From the listing below, pick out each line with the word "draw".
§
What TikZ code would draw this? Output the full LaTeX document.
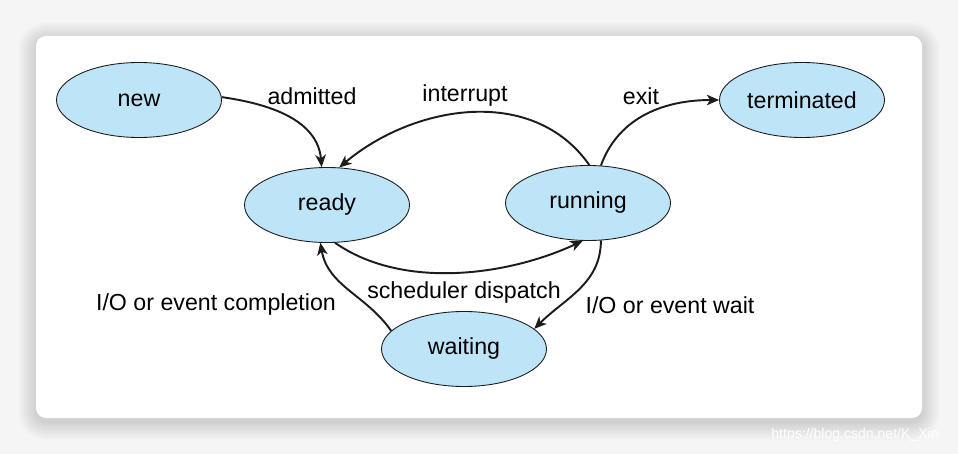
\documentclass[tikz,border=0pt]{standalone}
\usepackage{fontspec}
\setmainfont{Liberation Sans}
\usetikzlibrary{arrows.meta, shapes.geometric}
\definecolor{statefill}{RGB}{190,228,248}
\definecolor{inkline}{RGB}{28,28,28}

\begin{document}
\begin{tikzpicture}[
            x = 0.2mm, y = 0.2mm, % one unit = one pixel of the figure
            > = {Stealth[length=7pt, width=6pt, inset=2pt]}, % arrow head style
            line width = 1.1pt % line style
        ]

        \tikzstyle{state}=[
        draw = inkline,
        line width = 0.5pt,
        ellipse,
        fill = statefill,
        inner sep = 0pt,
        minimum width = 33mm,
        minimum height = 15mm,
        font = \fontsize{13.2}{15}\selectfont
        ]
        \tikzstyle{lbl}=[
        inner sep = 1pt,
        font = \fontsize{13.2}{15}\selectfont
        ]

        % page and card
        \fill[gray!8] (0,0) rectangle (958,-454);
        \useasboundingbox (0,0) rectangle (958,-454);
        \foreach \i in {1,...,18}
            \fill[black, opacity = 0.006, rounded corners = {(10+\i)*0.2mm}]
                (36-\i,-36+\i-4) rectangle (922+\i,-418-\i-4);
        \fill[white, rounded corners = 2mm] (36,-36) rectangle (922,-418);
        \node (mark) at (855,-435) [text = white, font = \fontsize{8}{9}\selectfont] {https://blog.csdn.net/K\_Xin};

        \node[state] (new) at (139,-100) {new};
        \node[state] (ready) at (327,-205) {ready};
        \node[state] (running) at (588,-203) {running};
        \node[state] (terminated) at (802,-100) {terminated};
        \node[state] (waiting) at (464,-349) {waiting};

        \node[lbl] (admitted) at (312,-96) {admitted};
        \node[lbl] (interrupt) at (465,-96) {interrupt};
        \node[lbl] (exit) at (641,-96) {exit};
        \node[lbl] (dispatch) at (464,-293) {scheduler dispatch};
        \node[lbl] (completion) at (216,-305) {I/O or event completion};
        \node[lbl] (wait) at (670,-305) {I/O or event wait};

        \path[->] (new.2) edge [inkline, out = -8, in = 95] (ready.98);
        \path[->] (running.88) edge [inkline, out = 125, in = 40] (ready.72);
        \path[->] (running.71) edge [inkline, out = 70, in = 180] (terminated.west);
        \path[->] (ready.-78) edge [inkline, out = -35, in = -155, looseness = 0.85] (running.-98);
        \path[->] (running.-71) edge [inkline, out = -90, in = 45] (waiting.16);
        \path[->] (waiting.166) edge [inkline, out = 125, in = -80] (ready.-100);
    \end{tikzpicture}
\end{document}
§
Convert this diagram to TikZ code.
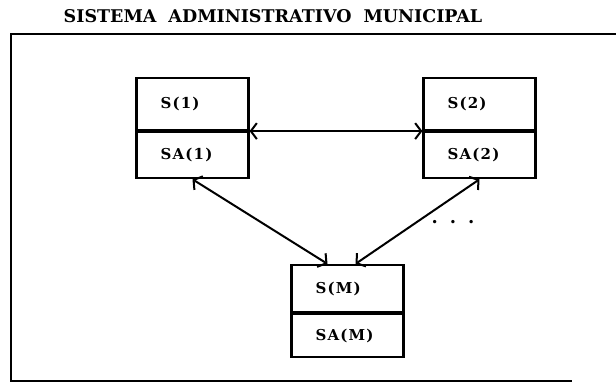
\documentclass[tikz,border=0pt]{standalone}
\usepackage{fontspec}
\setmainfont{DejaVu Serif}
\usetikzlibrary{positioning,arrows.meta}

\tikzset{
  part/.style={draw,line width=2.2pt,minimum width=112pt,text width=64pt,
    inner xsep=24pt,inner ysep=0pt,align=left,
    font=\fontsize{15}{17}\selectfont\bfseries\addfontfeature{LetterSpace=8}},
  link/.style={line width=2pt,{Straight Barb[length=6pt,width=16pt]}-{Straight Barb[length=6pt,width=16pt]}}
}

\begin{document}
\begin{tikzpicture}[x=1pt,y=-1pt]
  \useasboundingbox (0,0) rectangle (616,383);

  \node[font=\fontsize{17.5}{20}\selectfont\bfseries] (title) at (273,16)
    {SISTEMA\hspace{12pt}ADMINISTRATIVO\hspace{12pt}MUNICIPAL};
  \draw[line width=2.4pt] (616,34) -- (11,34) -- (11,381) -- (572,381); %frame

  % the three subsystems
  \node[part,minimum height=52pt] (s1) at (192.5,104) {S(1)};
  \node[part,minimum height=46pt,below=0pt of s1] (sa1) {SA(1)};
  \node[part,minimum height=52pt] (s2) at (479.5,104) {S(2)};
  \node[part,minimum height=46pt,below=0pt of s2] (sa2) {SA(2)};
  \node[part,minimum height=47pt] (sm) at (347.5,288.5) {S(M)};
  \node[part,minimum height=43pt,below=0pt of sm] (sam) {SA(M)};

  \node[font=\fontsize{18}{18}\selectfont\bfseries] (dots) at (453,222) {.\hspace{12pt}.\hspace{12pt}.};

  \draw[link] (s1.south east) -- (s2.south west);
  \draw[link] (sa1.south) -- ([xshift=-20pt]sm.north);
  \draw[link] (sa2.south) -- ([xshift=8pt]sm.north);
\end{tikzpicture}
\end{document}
§
Answer below -
What TikZ code would draw this? Output the full LaTeX document.
        draw = inkline,
  part/.style={draw,line width=2.2pt,minimum width=112pt,text width=64pt,
  \draw[line width=2.4pt] (616,34) -- (11,34) -- (11,381) -- (572,381); %frame
  \draw[link] (s1.south east) -- (s2.south west);
  \draw[link] (sa1.south) -- ([xshift=-20pt]sm.north);
  \draw[link] (sa2.south) -- ([xshift=8pt]sm.north);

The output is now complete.